More than 400 migrants and refugees have drowned in the Central Mediterranean during the first three months of the year, making it the deadliest quarter since 2017 on the world’s most dangerous migrant crossing, according to the United Nations.
In a report released on Wednesday, the UN’s International Organization for Migration (IOM) said that between January and March 2023, 441 migrants and refugees drowned in the Central Mediterranean. But the IOM has warned that the figure is likely an undercount of the true number of fatalities.
The Central Mediterranean has been described by the United Nations High Commissioner for Refugees (UNHCR) as the most dangerous migration route in the world, where one in six people who depart the shores of North Africa on small boats, seeking refuge or better economic opportunities in Europe, die on their journeys.
Since 2014, more than 20,700 people have drowned or disappeared in the Central Mediterranean while making the crossing.
These migrants flee poverty, conflict, war, forced labour, female genital mutilation, corrupt governments and personal threats.
In addition to the casualty figures are the ones forcibly returned, especially to Libya, described as “hell” by those who survived the ordeal on their transit.

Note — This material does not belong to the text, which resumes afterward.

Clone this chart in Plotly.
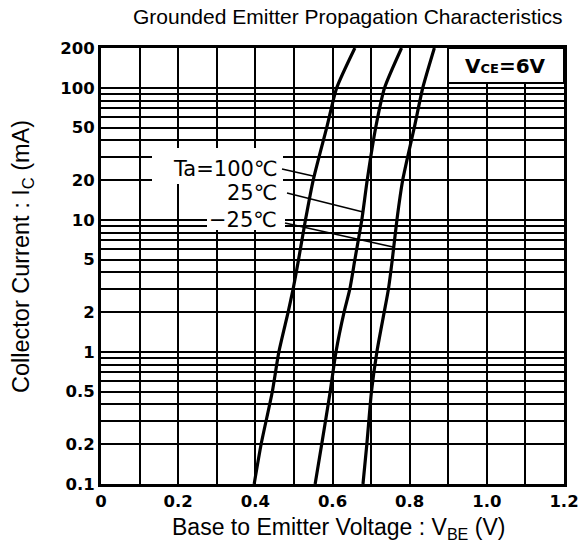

Since February 2017, more than 36,000 people have been intercepted by the Libyan coastguard and returned to the North African country, UN figures show.
Oliver Kulikowski, of Sea-Watch, a Germany-based search-and-rescue (SAR) organisation operating in the Mediterranean, told Al Jazeera that while the rubber dinghies that migrants and refugees use to cross the Central Mediterranean have been replaced by bigger fishing boats, they are still dangerous.
“These people have no choice,” Kulikowski said, adding that many of them continue to embark on the journey with the hope that they will survive.